Gather up the lines that contain "page".

Extracted data entries:
>> Begin

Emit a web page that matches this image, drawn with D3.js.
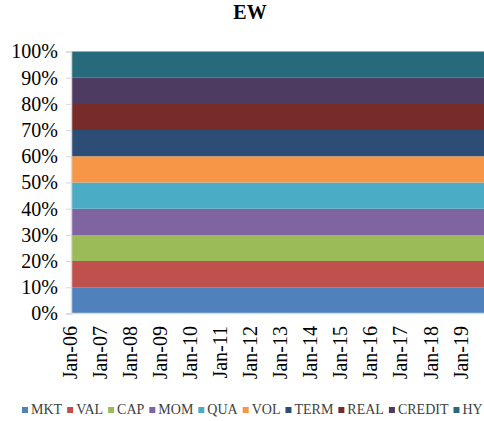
<!DOCTYPE html>
<html>
<head>
<meta charset="utf-8">
<script src="https://cdn.jsdelivr.net/npm/d3@7"></script>
<style>
  body { margin: 0; background: #fff; }
  svg { display: block; font-family: "Liberation Serif", "Times New Roman", serif; }
</style>
</head>
<body>
<svg id="chart" width="484" height="421"></svg>
<script>
// factors and their (equal) weights
const factors = ["MKT", "VAL", "CAP", "MOM", "QUA", "VOL", "TERM", "REAL", "CREDIT", "HY"]
const weights = [0.1, 0.1, 0.1, 0.1, 0.1, 0.1, 0.1, 0.1, 0.1, 0.1]
const colors = ["#4F81BD", "#C0504D", "#9BBB59", "#8064A2", "#4BACC6", "#F79646", "#2C4D75", "#772C2A", "#4D3B62", "#276A7C"]
const startMonth = new Date(2006, 0, 1)
const endMonth = new Date(2019, 9, 1)
const yTicks = [0, 0.1, 0.2, 0.3, 0.4, 0.5, 0.6, 0.7, 0.8, 0.9, 1]

let svg = d3.select("#chart")

// months Jan-06 .. Oct-19, every factor held at its weight
let months = d3.timeMonth.range(startMonth, d3.timeMonth.offset(endMonth, 1))
let rows = months.map(function (m) {
    let r = {date: m}
    factors.forEach(function (f, i) { r[f] = weights[i] })
    return r
})

let x = d3.scaleTime().domain([startMonth, endMonth]).range([71, 484])
let y = d3.scaleLinear().domain([0, 1]).range([313.5, 51.5])

let stack = d3.stack().keys(factors)
let series = stack(rows)

let area = d3.area()
    .x(function (d) { return x(d.data.date) })
    .y0(function (d) { return y(d[0]) })
    .y1(function (d) { return y(d[1]) })

svg.append("g")
    .selectAll("path")
    .data(series)
    .enter()
    .append("path")
    .attr("d", area)
    .attr("fill", function (d, i) { return colors[i] })

// y axis
let yAxis = svg.append("g")
    .attr("transform", "translate(71,0)")
    .call(d3.axisLeft(y).tickValues(yTicks).tickFormat(d3.format(".0%")).tickSize(5).tickPadding(8))
yAxis.attr("font-family", null)
yAxis.select(".domain").attr("stroke", "#d9d9d9").attr("stroke-width", 1.5)
yAxis.selectAll(".tick line").attr("stroke", "#d9d9d9")
yAxis.selectAll("text")
    .style("font-family", "'Liberation Serif', serif")
    .style("font-size", "20px")
    .attr("fill", "#000")

// bottom baseline
svg.append("line")
    .attr("x1", 71).attr("x2", 484)
    .attr("y1", y(0)).attr("y2", y(0))
    .attr("stroke", "#d9d9d9")
    .attr("stroke-width", 1.5)

// x labels, one per January
let janTicks = d3.timeYear.range(startMonth, endMonth)
svg.append("g")
    .selectAll("text")
    .data(janTicks)
    .enter()
    .append("text")
    .attr("transform", function (d) { return "translate(" + (x(d) + 6) + ",326) rotate(-90)" })
    .attr("text-anchor", "end")
    .style("font-size", "20px")
    .attr("fill", "#000")
    .text(d3.timeFormat("%b-%y"))

// title
svg.append("text")
    .attr("x", 250)
    .attr("y", 19)
    .attr("text-anchor", "middle")
    .style("font-size", "20px")
    .style("font-weight", "bold")
    .text("EW")

// legend
let legend = svg.append("g").attr("transform", "translate(22,414)")
let lx = 0
factors.forEach(function (f, i) {
    legend.append("rect")
        .attr("x", lx).attr("y", -7)
        .attr("width", 6).attr("height", 6)
        .attr("fill", colors[i])
    let t = legend.append("text")
        .attr("x", lx + 9).attr("y", 0)
        .style("font-size", "14px")
        .attr("fill", "#404040")
        .text(f)
    lx += 9 + t.node().getComputedTextLength() + 5
})
</script>
</body>
</html>
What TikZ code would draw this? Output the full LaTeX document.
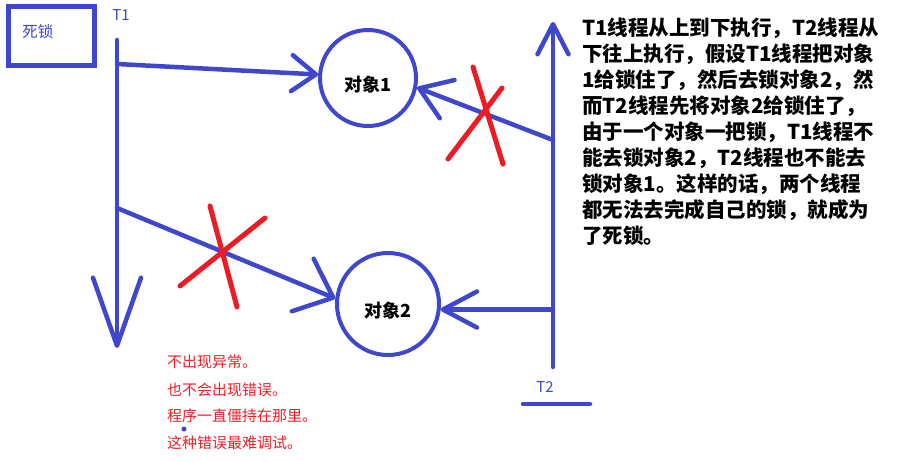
\documentclass[tikz,border=0pt]{standalone}
\usepackage{fontspec}
\setmainfont{Noto Sans CJK SC}
\usepackage{tikz}
\usetikzlibrary{arrows.meta}
\definecolor{paintblue}{RGB}{63,72,204}
\definecolor{paintred}{RGB}{237,28,36}
\definecolor{notered}{RGB}{240,30,40}
\tikzset{
  thread-line/.style={draw=paintblue, line width=4.5pt, line cap=round},
  paint-arrow/.style 2 args={thread-line, -{Straight Barb[length=#1, width=#2, round]}},
  object-node/.style={circle, draw=paintblue, line width=4pt, inner sep=0pt},
  object-label/.style={font=\fontsize{18}{18}\selectfont\bfseries, text=black, inner sep=0pt},
  thread-label/.style={font=\fontsize{15}{15}\selectfont, text=paintblue, inner sep=0pt},
  title-box/.style={draw=paintblue, line width=5pt, minimum width=86pt, minimum height=59pt, inner sep=0pt},
  cross-line/.style={draw=paintred, line width=5pt, line cap=round},
  note-text/.style={font=\fontsize{15}{15}\selectfont, text=notered, anchor=west, inner sep=0pt},
  explain-text/.style={font=\fontsize{20.5}{26}\selectfont\bfseries, align=left, anchor=north west, inner sep=0pt}
}
\begin{document}
\begin{tikzpicture}[x=1pt, y=-1pt]
\useasboundingbox (0,0) rectangle (903,461);

% Title frame
\node[title-box] (title-frame) at (51,36) {};
\node[thread-label, font=\fontsize{15.5}{15.5}\selectfont] (title-name) at (38,32) {死锁};

% Objects
\node[object-node, minimum size=96pt] (obj1) at (368,78) {};
\node[object-label] (obj1-name) at ([yshift=-7pt]obj1.center) {对象1};
\node[object-node, minimum size=102pt] (obj2) at (388,304) {};
\node[object-label] (obj2-name) at ([yshift=-7pt]obj2.center) {对象2};

% Thread T1 (top to bottom)
\node[thread-label] (t1-name) at (121,15) {T1};
\coordinate (t1-top) at (117,40);
\coordinate (t1-end) at (117,348);
\coordinate (t1-fork1) at (117,64);
\coordinate (t1-fork2) at (117,208);
\draw[paint-arrow={68pt}{48pt}] (t1-top) -- (t1-end);
\draw[paint-arrow={24pt}{36pt}] (t1-fork1) -- (obj1.176);
\draw[paint-arrow={33pt}{57pt}] (t1-fork2) -- (obj2.174);

% Thread T2 (bottom to top)
\node[thread-label] (t2-name) at (545,387) {T2};
\coordinate (t2-bot) at (553,367);
\coordinate (t2-end) at (553,22);
\coordinate (t2-fork1) at (553,140);
\coordinate (base-l) at (523,404);
\coordinate (base-r) at (590,404);
\draw[paint-arrow={30pt}{31pt}] (t2-bot) -- (t2-end);
\draw[paint-arrow={30pt}{41pt}] (t2-fork1) -- (obj1.-11);
\draw[paint-arrow={34pt}{36pt}] (obj2.-6 -| t2-bot) -- (obj2.-6);
\draw[thread-line] (base-l) -- (base-r);

% Blocked requests
\draw[cross-line] (473,67) -- (503,164);
\draw[cross-line] (448,159) -- (502,88);
\draw[cross-line] (210,206) -- (237,307);
\draw[cross-line] (180,286) -- (265,218);

% Notes
\node[note-text] (note1) at (167,362) {不出现异常。};
\node[note-text] (note2) at (167,390) {也不会出现错误。};
\node[note-text] (note3) at (167,416) {程序一直僵持在那里。};
\node[note-text] (note4) at (167,443) {这种错误最难调试。};
\fill[paintblue] (184,429) circle (2.5pt);

% Explanation
\node[explain-text] (explain) at (582,18) {T1线程从上到下执行，T2线程从\\下往上执行，假设T1线程把对象\\1给锁住了，然后去锁对象2，然\\而T2线程先将对象2给锁住了，\\由于一个对象一把锁，T1线程不\\能去锁对象2，T2线程也不能去\\锁对象1。这样的话，两个线程\\都无法去完成自己的锁，就成为\\了死锁。};
\end{tikzpicture}
\end{document}
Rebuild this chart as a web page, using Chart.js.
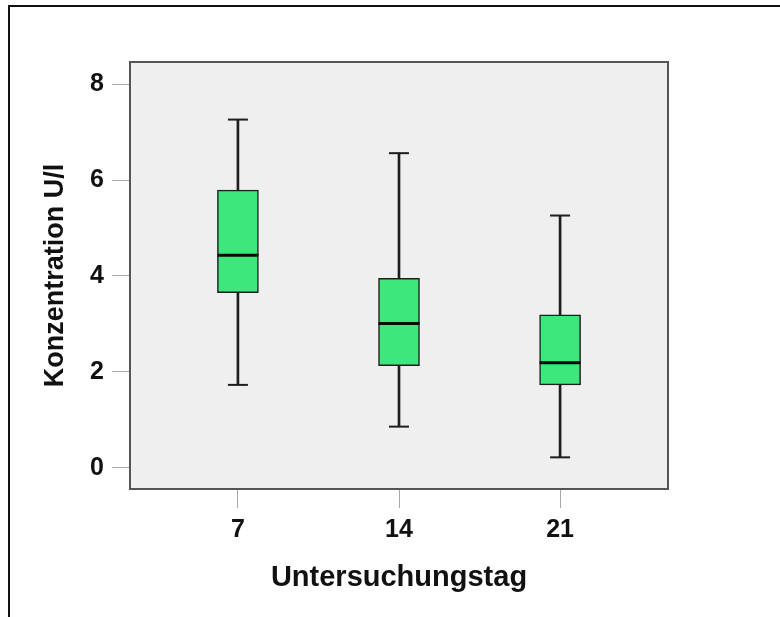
<!DOCTYPE html>
<html>
<head>
<meta charset="utf-8">
<script src="https://cdn.jsdelivr.net/npm/chart.js@4.4.0/dist/chart.umd.min.js"></script>
<style>
  html, body { margin: 0; padding: 0; background: #fff; }
  canvas { display: block; }
</style>
</head>
<body>
<canvas id="boxChart" width="780" height="617"></canvas>
<script>
// Box plot statistics per Untersuchungstag
const days = ['7', '14', '21'];
const whiskerLow = [1.73, 0.86, 0.22];
const quartile1 = [3.65, 2.13, 1.73];
const median = [4.43, 3.01, 2.19];
const quartile3 = [5.79, 3.95, 3.19];
const whiskerHigh = [7.26, 6.56, 5.26];
const yTicks = [0, 2, 4, 6, 8];

const colors = {
    box: '#3ee77c',
    line: '#1e1e1e',
    panel: '#efefef',
    frame: '#555555',
    tick: '#aaaaaa',
    text: '#111111'
};

const family = "'Liberation Sans', Arial, sans-serif";

// build points for the library from the arrays above
const span = (lo, hi) => days.map((d, i) => ({ x: i, y: [lo[i], hi[i]] }));
const points = (arr) => days.map((d, i) => ({ x: i, y: arr[i] }));

// grey panel behind the plot, frame around it and the page border
const panel = {
    id: 'panel',
    beforeDraw(chart) {
        const { ctx, chartArea: a } = chart;
        ctx.save();
        ctx.fillStyle = colors.panel;
        ctx.fillRect(a.left, a.top, a.right - a.left, a.bottom - a.top);
        ctx.strokeStyle = '#111';
        ctx.lineWidth = 2;
        ctx.beginPath();
        ctx.moveTo(9, 617);
        ctx.lineTo(9, 6);
        ctx.lineTo(780, 6);
        ctx.stroke();
        ctx.restore();
    },
    afterDraw(chart) {
        const { ctx, chartArea: a } = chart;
        ctx.save();
        ctx.strokeStyle = colors.frame;
        ctx.lineWidth = 2;
        ctx.strokeRect(a.left, a.top, a.right - a.left, a.bottom - a.top);
        ctx.restore();
    }
};

const capStyle = {
    type: 'line',
    showLine: false,
    pointStyle: 'line',
    pointRadius: 10,
    pointBorderWidth: 2,
    pointBorderColor: colors.line,
    order: 1
};

new Chart(document.getElementById('boxChart'), {
    type: 'bar',
    data: {
        datasets: [
            // lower and upper whiskers
            { data: span(whiskerLow, quartile1), backgroundColor: colors.line, barThickness: 2, grouped: false, order: 3 },
            { data: span(quartile3, whiskerHigh), backgroundColor: colors.line, barThickness: 2, grouped: false, order: 3 },
            // boxes
            {
                data: span(quartile1, quartile3),
                backgroundColor: colors.box,
                borderColor: colors.line,
                borderWidth: 1.5,
                borderSkipped: false,
                barThickness: 41,
                grouped: false,
                order: 2
            },
            // medians and whisker caps
            { ...capStyle, data: points(median), pointRadius: 20.5, pointBorderWidth: 3, pointBorderColor: '#0a0a0a', order: 0 },
            { ...capStyle, data: points(whiskerHigh) },
            { ...capStyle, data: points(whiskerLow) }
        ]
    },
    options: {
        responsive: false,
        animation: false,
        events: [],
        layout: { padding: { left: 0, top: 62, right: 112, bottom: 0 } },
        plugins: {
            legend: { display: false },
            tooltip: { enabled: false }
        },
        scales: {
            x: {
                type: 'linear',
                min: -0.67,
                max: 2.67,
                offset: false,
                afterFit: (s) => { s.height = 128; },
                afterBuildTicks: (s) => { s.ticks = days.map((d, i) => ({ value: i })); },
                ticks: {
                    callback: (v) => days[v],
                    font: { family, size: 25, weight: 'bold' },
                    color: colors.text,
                    padding: 7,
                    maxRotation: 0,
                    autoSkip: false
                },
                grid: { drawOnChartArea: false, offset: false, tickLength: 19, color: colors.tick },
                border: { display: false },
                title: {
                    display: true,
                    text: 'Untersuchungstag',
                    font: { family, size: 29, weight: 'bold' },
                    color: colors.text,
                    padding: { top: 0, bottom: 22 }
                }
            },
            y: {
                min: -0.44,
                max: 8.46,
                afterFit: (s) => { s.width = 130; },
                afterBuildTicks: (s) => { s.ticks = yTicks.map((v) => ({ value: v })); },
                ticks: {
                    font: { family, size: 25, weight: 'bold' },
                    color: colors.text,
                    padding: 8
                },
                grid: { drawOnChartArea: false, tickLength: 18, color: colors.tick },
                border: { display: false },
                title: {
                    display: true,
                    text: 'Konzentration U/l',
                    font: { family, size: 27, weight: 'bold' },
                    color: colors.text,
                    padding: { top: 39, bottom: 0 }
                }
            }
        }
    },
    plugins: [panel]
});
</script>
</body>
</html>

>> End

ANSWER TO THE EXERCISE:
Emit a web page that matches this image, drawn with D3.js.
Rebuild this chart as a web page, using Chart.js.
// grey panel behind the plot, frame around it and the page border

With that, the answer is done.